Weed species the ones who by sheer luck can live in conjunction with or off of large human populations. In a healthy ecosystem they may be cute, but an ecosystem dominated by weed animals can be nightmarish. I know lots of natural science geeks, and for the most part animals don't scare them. I once went for a walk with a girl who picked up a rotting coyote head and put it in her jacket pocket. She was TA'ing an anatomy course and wanted to show it to her students. But even she wouldn't go near a racoon, because unchecked by predation suburban raccoons are chock full of leptospirosis, salmonella and roundworm -- not to mention rabies. Those diseases can and do cripple, even kill people.

A world dominated by weed species would be quite horrible to live in.

Comment Re:More condoms less climate change (Score 1) 166

People per se have almost no impact on climate. It's what people do and how much in aggregate they do it.

Environmentalists are often stereotyped as pessimists, but really most of the people I know who've dedicated their careers are optimistic that technology can address many environmental problems. Sure, they'd like to see the global population stabilized, or even somewhat reduced, because that makes the job of preserving the environment much easier. But they actually believe the sustainability problem can be licked, even without reducing the global population by much.

I'll give you one example of how an actual environmentalist thinks. I was at a meeting with the sustainability director of a major sportswear manufacturer, and he was describing the research they were doing into improving the recyclability of polyester fleece clothing. He made the point that scale is critical to assessing the environmental impact. For a small band of hunter-gatherers, wild animal pelts would be the source of clothing with the least impact; wool would have intermediate impact; a chemical plant that reprocesses coke bottles into polyester resins would have a ridiculously large impact. But if you are making hundreds of thousands of garments, the impacts are actually reversed: the chemical plant has the least environmental impact. Once you turn those bottles into fleece you can continually recycle those molecules into more fleece. He describes recycling as "living off your environmental income instead of your capital."

Environmentalists -- by which I mean the people who are actually working on solutions to environmental problems -- generally believe that even with a large population we can make use of the products of ecosystems without disturbing the equilibria that sustain those systems. As one civil engineering environmentalist I know put it: I = P*S/T ; impact is proportional to population and standard of living but inversely proportional to technology. You can reduce the environmental impact of home heating by reducing the number of people; or you could do it by people getting used to being colder.
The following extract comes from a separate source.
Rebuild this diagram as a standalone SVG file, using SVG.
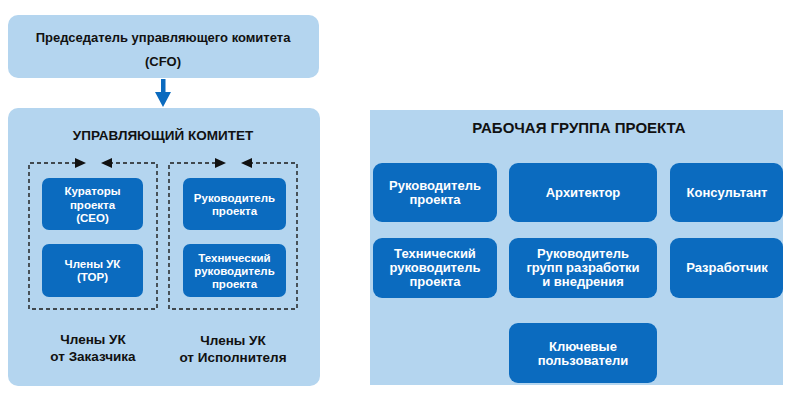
<svg xmlns="http://www.w3.org/2000/svg" width="791" height="403" viewBox="0 0 791 403">
<defs>
<style>
.panel{fill:#b4d5ef}
.node{fill:#0b6bbf}
.t{font-family:"Liberation Sans",Arial,sans-serif;font-weight:bold;text-anchor:middle}
.dk{fill:#111}
.wt{fill:#fff}
.dash{fill:none;stroke:#1a1a1a;stroke-width:1.4;stroke-dasharray:4 3}
</style>
</defs>
<rect width="791" height="403" fill="#fff"/>

<g id="chairman">
<rect class="panel" x="8" y="15" width="311" height="63" rx="10"/>
<text class="t dk" font-size="13" x="163" y="42">Председатель управляющего комитета</text>
<text class="t dk" font-size="13" x="163" y="66">(CFO)</text>
</g>

<g id="steering-committee">
<rect class="panel" x="8" y="108" width="312" height="278" rx="10"/>
<text class="t dk" font-size="13.5" x="163" y="140">УПРАВЛЯЮЩИЙ КОМИТЕТ</text>
</g>

<g id="customer-members">
<path class="dash" d="M76 163 H29 V309 H157 V163 H111"/>
<text class="t dk" font-size="13.5" x="93" y="344">Члены УК</text>
<text class="t dk" font-size="13.5" x="93" y="360.5">от Заказчика</text>
</g>

<g id="contractor-members">
<path class="dash" d="M216 163 H169 V309 H297 V163 H251"/>
<text class="t dk" font-size="13.5" x="233" y="345">Члены УК</text>
<text class="t dk" font-size="13.5" x="233" y="361.5">от Исполнителя</text>
</g>

<g id="curators">
<rect class="node" x="42" y="178" width="101" height="52" rx="7"/>
<text class="t wt" font-size="11.5" x="92.5" y="195">Кураторы</text>
<text class="t wt" font-size="11.5" x="92.5" y="208.5">проекта</text>
<text class="t wt" font-size="11.5" x="92.5" y="222">(CEO)</text>
</g>

<g id="members-top">
<rect class="node" x="42" y="244" width="101" height="53" rx="7"/>
<text class="t wt" font-size="11.5" x="92.5" y="268">Члены УК</text>
<text class="t wt" font-size="11.5" x="92.5" y="281">(TOP)</text>
</g>

<g id="pm-committee">
<rect class="node" x="183" y="178" width="103" height="52" rx="7"/>
<text class="t wt" font-size="11.5" x="234.5" y="202">Руководитель</text>
<text class="t wt" font-size="11.5" x="234.5" y="215">проекта</text>
</g>

<g id="tech-committee">
<rect class="node" x="183" y="244" width="103" height="53" rx="7"/>
<text class="t wt" font-size="11.5" x="234.5" y="262">Технический</text>
<text class="t wt" font-size="11.5" x="234.5" y="275">руководитель</text>
<text class="t wt" font-size="11.5" x="234.5" y="288">проекта</text>
</g>

<g id="work-group">
<rect class="panel" x="370" y="110" width="413" height="275"/>
<text class="t dk" font-size="15" x="579" y="133">РАБОЧАЯ ГРУППА ПРОЕКТА</text>
</g>

<g id="wg-pm">
<rect class="node" x="373" y="163" width="124" height="59" rx="9"/>
<text class="t wt" font-size="13" x="435" y="189.5">Руководитель</text>
<text class="t wt" font-size="13" x="435" y="203.5">проекта</text>
</g>

<g id="wg-architect">
<rect class="node" x="509" y="163" width="148" height="59" rx="9"/>
<text class="t wt" font-size="13" x="583" y="197">Архитектор</text>
</g>

<g id="wg-consultant">
<rect class="node" x="670" y="163" width="113" height="59" rx="9"/>
<text class="t wt" font-size="13" x="727" y="197">Консультант</text>
</g>

<g id="wg-tech">
<rect class="node" x="373" y="238" width="124" height="60" rx="9"/>
<text class="t wt" font-size="13" x="435" y="258">Технический</text>
<text class="t wt" font-size="13" x="435" y="272">руководитель</text>
<text class="t wt" font-size="13" x="435" y="286">проекта</text>
</g>

<g id="wg-devlead">
<rect class="node" x="509" y="238" width="148" height="60" rx="9"/>
<text class="t wt" font-size="13" x="583" y="258">Руководитель</text>
<text class="t wt" font-size="13" x="583" y="272">групп разработки</text>
<text class="t wt" font-size="13" x="583" y="286">и внедрения</text>
</g>

<g id="wg-developer">
<rect class="node" x="670" y="238" width="113" height="60" rx="9"/>
<text class="t wt" font-size="13" x="727" y="272">Разработчик</text>
</g>

<g id="wg-keyusers">
<rect class="node" x="509" y="323" width="148" height="60" rx="9"/>
<text class="t wt" font-size="13" x="583" y="350.5">Ключевые</text>
<text class="t wt" font-size="13" x="583" y="364.5">пользователи</text>
</g>

<g id="connectors">
<rect x="161" y="79" width="4.5" height="15" fill="#0b6bbf"/>
<polygon points="155,92 171,92 163,107" fill="#0b6bbf"/>
<polygon points="75,158 86,163 75,168" fill="#111"/>
<polygon points="112,158 101,163 112,168" fill="#111"/>
<polygon points="215,158 226,163 215,168" fill="#111"/>
<polygon points="252,158 241,163 252,168" fill="#111"/>
</g>
</svg>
But you can get the same result by insulating your house and heating it with renewable energy.

It's actually the anti-environmentalists who are the pessimists; they don't believe in people's ability to adapt, and they anticipate nothing but suffering from trying to do anything about problems. Their version of "optimism" is to discount any evidence that problems exist, or to convincing themselves if we do nothing everything will work out for the best.